The two servicemen killed were identified by the IDF on Saturday as Cpt. Ziv Daos, from the central town of Azor, and Sgt. Netanel Kahalani, from the northern town of Elyakim.

According to Israel's Shin Bet domestic security agency, Kabha had previously been interned for security reasons but was released in April last year.

Palestinian news outlets reported that he was in prison for 17 months after throwing stones at IDF soldiers and settlers.

Armée israélienne

In the wake of the ramming, authorities also rescinded the permits of 67 of members of his extended family to work in Israel and those of 26 to do business with it.

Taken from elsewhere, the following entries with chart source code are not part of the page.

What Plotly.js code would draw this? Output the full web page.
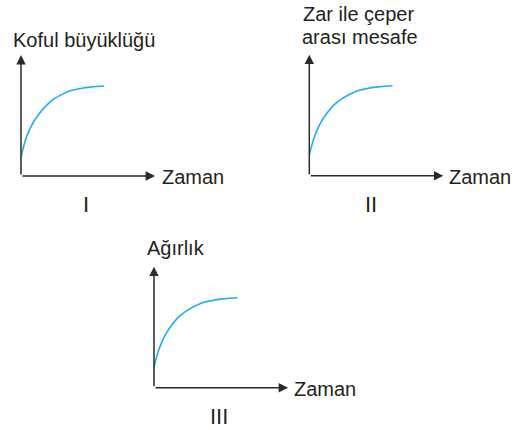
<!DOCTYPE html>
<html>
<head>
<meta charset="utf-8">
<script src="https://cdn.plot.ly/plotly-3.0.1.min.js"></script>
<style>
  html, body { margin: 0; padding: 0; background: #ffffff; }
  #chart { width: 519px; height: 430px; }
</style>
</head>
<body>
<div id="chart"></div>
<script>
// ---- data ----
const zaman = [0, 0.5, 1, 1.5, 2, 3, 4, 5, 6, 7, 8, 9, 10];
const kofulBuyuklugu = [2.1, 3.9, 5.1, 6.0, 6.7, 7.8, 8.6, 9.1, 9.5, 9.7, 9.85, 9.95, 10];
const zarCeperMesafe = [2.3, 4.0, 5.2, 6.1, 6.8, 7.9, 8.6, 9.1, 9.5, 9.7, 9.85, 9.95, 10];
const agirlik = [2.3, 4.0, 5.2, 6.1, 6.8, 7.9, 8.6, 9.1, 9.5, 9.7, 9.85, 9.95, 10];
const yLabels = ["Koful büyüklüğü", "Zar ile çeper", "arası mesafe", "Ağırlık"];
const xLabel = "Zaman";
const panelLabels = ["I", "II", "III"];

// ---- layout helpers ----
const W = 519, H = 430;
const XMAX = 16.1, YMAX = 13.45;
const PW = 134, PH = 121;
const px = v => v / W;
const py = v => 1 - v / H;
const origins = [[21, 176], [309.3, 175.7], [154, 387.7]];
const curveColor = '#1eb0ea';
const axisColor = '#2a2a2a';
const font = {family: '"Liberation Sans", Arial, sans-serif', size: 20, color: '#231f20'};

const series = [kofulBuyuklugu, zarCeperMesafe, agirlik];
const traces = series.map((s, i) => ({
  x: zaman, y: s,
  xaxis: i === 0 ? 'x' : 'x' + (i + 1),
  yaxis: i === 0 ? 'y' : 'y' + (i + 1),
  type: 'scatter', mode: 'lines',
  line: {color: curveColor, width: 1.6, shape: 'spline', smoothing: 0.8},
  cliponaxis: false, hoverinfo: 'skip'
}));

const layout = {
  width: W, height: H,
  margin: {l: 0, r: 0, t: 0, b: 0},
  paper_bgcolor: '#ffffff', plot_bgcolor: '#ffffff',
  showlegend: false, hovermode: false,
  font: font,
  annotations: [], shapes: []
};

origins.forEach((o, i) => {
  const sfx = i === 0 ? '' : String(i + 1);
  const ax = {
    showgrid: false, zeroline: false, showticklabels: false, ticks: '',
    showline: false, fixedrange: true
  };
  layout['xaxis' + sfx] = Object.assign({}, ax, {
    domain: [px(o[0]), px(o[0] + PW)], range: [0, XMAX], anchor: 'y' + sfx
  });
  layout['yaxis' + sfx] = Object.assign({}, ax, {
    domain: [py(o[1]), py(o[1] - PH)], range: [0, YMAX], anchor: 'x' + sfx
  });
  const xr = 'x' + sfx, yr = 'y' + sfx;
  // x axis arrow
  layout.annotations.push({
    xref: xr, yref: yr, axref: xr, ayref: yr,
    x: XMAX, y: 0, ax: 0, ay: 0, text: '', showarrow: true,
    arrowhead: 2, arrowsize: 1.25, arrowwidth: 1.5, arrowcolor: axisColor, standoff: 0
  });
  // y axis arrow
  layout.annotations.push({
    xref: xr, yref: yr, axref: xr, ayref: yr,
    x: 0, y: YMAX, ax: 0, ay: 0, text: '', showarrow: true,
    arrowhead: 2, arrowsize: 1.25, arrowwidth: 1.5, arrowcolor: axisColor, standoff: 0
  });
});

function label(text, x, y, xanchor, size) {
  layout.annotations.push({
    xref: 'paper', yref: 'paper', x: px(x), y: py(y),
    xanchor: xanchor, yanchor: 'middle', showarrow: false, text: text,
    font: Object.assign({}, font, size ? {size: size} : {})
  });
}
label(yLabels[0], 10.8, 39.5, 'left');
label(yLabels[1], 300.8, 13.7, 'left');
label(yLabels[2], 300.2, 37.3, 'left');
label(yLabels[3], 145, 248, 'left');
label(xLabel, 159.5, 177.3, 'left');
label(xLabel, 446.5, 177.3, 'left');
label(xLabel, 291.5, 388.7, 'left');
label(panelLabels[0], 86, 204.8, 'center', 22);
label(panelLabels[1], 371, 204.2, 'center', 22);
label(panelLabels[2], 218.7, 416.5, 'center', 22);

Plotly.newPlot('chart', traces, layout, {displayModeBar: false, staticPlot: true});
</script>
</body>
</html>
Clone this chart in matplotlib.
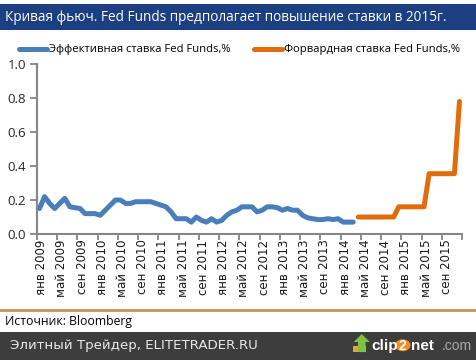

Human rights groups condemn such measures as collective punishment but the right-wing government of Prime Minister Benjamin Netanyahu says they are a deterrent to attacks on Israelis.

"We will work to demolish the home of the terrorist and will deal with him to the fullest extent of the law," Netanyahu said in a statement Saturday.

Israel routinely demolishes the homes of Palestinians who carry out attacks.

Tensions were high after Palestinian Islamist movement Hamas called for a day of rage on Friday to commemorate 100 days since US President Donald Trump's controversial recognition of Jerusalem as Israel's capital.

Palestinians see the city as their capital and Trump's recognition broke with decades of US policy that the status of the city would be negotiated between the parties.

At least 31 Palestinians and four Israelis have been killed since Trump's announcement, which set off major protests.

Hamas praised the attack but did not claim responsibility for it.

Car rammings are a tactic that has been used repeatedly in a wave of lone wolf attacks that has hit Israel and the Palestinian territories since October 2015.

The frequency of such attacks had abated but has picked up again since Trump's Jerusalem announcement.